* Task brief
Copy the material that follows word for word and omit its pictures.

* Data section
---+---
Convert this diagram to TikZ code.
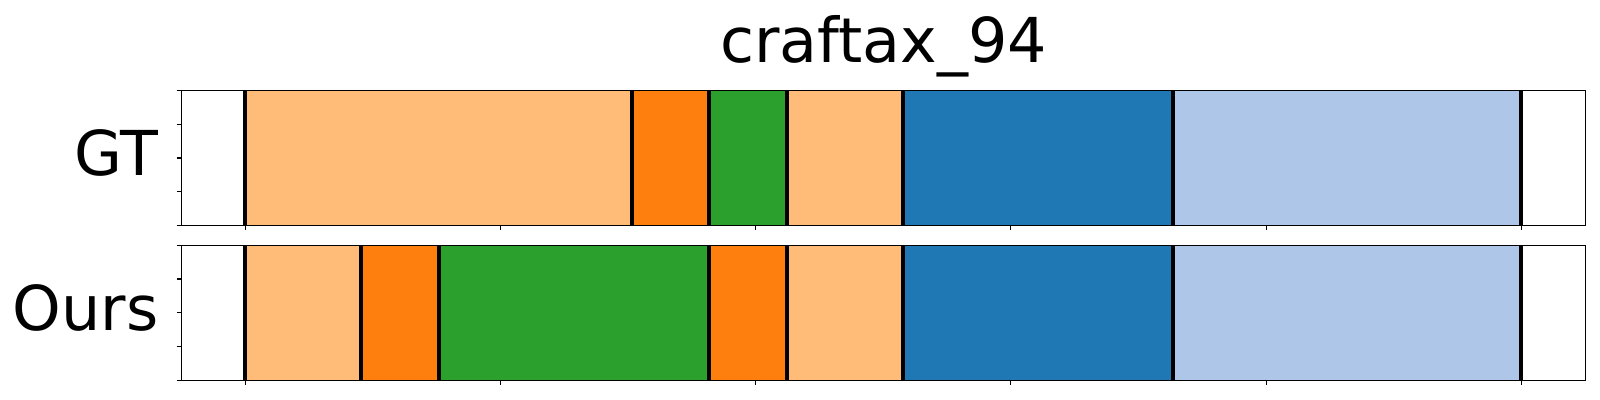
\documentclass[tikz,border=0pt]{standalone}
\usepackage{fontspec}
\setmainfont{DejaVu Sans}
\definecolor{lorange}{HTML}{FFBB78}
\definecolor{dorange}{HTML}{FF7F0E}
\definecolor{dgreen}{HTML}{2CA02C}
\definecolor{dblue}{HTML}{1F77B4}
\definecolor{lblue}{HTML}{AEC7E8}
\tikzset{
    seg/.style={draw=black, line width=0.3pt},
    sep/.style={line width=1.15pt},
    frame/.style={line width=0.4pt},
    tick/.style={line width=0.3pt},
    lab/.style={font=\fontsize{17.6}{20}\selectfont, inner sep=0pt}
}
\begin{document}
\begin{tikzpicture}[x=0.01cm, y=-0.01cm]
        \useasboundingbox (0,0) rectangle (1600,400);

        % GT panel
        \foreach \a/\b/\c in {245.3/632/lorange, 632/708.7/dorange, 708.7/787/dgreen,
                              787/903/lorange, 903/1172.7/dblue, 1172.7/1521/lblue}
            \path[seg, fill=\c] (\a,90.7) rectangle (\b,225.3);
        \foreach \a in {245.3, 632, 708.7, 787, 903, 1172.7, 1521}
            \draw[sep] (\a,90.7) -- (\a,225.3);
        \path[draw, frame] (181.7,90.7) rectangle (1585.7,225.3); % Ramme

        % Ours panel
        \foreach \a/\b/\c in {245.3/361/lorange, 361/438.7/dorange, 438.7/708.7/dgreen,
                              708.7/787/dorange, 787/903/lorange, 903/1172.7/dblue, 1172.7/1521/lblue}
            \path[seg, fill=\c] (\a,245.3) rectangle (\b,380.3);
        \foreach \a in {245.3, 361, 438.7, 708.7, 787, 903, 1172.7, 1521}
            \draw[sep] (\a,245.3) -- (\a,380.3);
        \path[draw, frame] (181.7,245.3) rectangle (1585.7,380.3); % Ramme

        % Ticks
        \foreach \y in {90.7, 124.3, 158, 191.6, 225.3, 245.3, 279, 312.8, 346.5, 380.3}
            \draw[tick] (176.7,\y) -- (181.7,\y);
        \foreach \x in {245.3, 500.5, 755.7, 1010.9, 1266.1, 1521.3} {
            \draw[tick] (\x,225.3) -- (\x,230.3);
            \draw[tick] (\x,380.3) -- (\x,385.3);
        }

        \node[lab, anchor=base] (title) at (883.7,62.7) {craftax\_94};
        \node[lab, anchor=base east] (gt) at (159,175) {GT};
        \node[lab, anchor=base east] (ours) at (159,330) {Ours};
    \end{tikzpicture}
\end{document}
---+---
* Finished exercise
Convert this diagram to TikZ code.
\documentclass[tikz,border=0pt]{standalone}
\usepackage{fontspec}
\setmainfont{DejaVu Sans}
\definecolor{lorange}{HTML}{FFBB78}
\definecolor{dorange}{HTML}{FF7F0E}
\definecolor{dgreen}{HTML}{2CA02C}
\definecolor{dblue}{HTML}{1F77B4}
\definecolor{lblue}{HTML}{AEC7E8}
\tikzset{
    seg/.style={draw=black, line width=0.3pt},
    sep/.style={line width=1.15pt},
    frame/.style={line width=0.4pt},
    tick/.style={line width=0.3pt},
    lab/.style={font=\fontsize{17.6}{20}\selectfont, inner sep=0pt}
}
\begin{document}
\begin{tikzpicture}[x=0.01cm, y=-0.01cm]
        \useasboundingbox (0,0) rectangle (1600,400);

        % GT panel
        \foreach \a/\b/\c in {245.3/632/lorange, 632/708.7/dorange, 708.7/787/dgreen,
                              787/903/lorange, 903/1172.7/dblue, 1172.7/1521/lblue}
            \path[seg, fill=\c] (\a,90.7) rectangle (\b,225.3);
        \foreach \a in {245.3, 632, 708.7, 787, 903, 1172.7, 1521}
            \draw[sep] (\a,90.7) -- (\a,225.3);
        \path[draw, frame] (181.7,90.7) rectangle (1585.7,225.3); % Ramme

        % Ours panel
        \foreach \a/\b/\c in {245.3/361/lorange, 361/438.7/dorange, 438.7/708.7/dgreen,
                              708.7/787/dorange, 787/903/lorange, 903/1172.7/dblue, 1172.7/1521/lblue}
            \path[seg, fill=\c] (\a,245.3) rectangle (\b,380.3);
        \foreach \a in {245.3, 361, 438.7, 708.7, 787, 903, 1172.7, 1521}
            \draw[sep] (\a,245.3) -- (\a,380.3);
        \path[draw, frame] (181.7,245.3) rectangle (1585.7,380.3); % Ramme

        % Ticks
        \foreach \y in {90.7, 124.3, 158, 191.6, 225.3, 245.3, 279, 312.8, 346.5, 380.3}
            \draw[tick] (176.7,\y) -- (181.7,\y);
        \foreach \x in {245.3, 500.5, 755.7, 1010.9, 1266.1, 1521.3} {
            \draw[tick] (\x,225.3) -- (\x,230.3);
            \draw[tick] (\x,380.3) -- (\x,385.3);
        }

        \node[lab, anchor=base] (title) at (883.7,62.7) {craftax\_94};
        \node[lab, anchor=base east] (gt) at (159,175) {GT};
        \node[lab, anchor=base east] (ours) at (159,330) {Ours};
    \end{tikzpicture}
\end{document}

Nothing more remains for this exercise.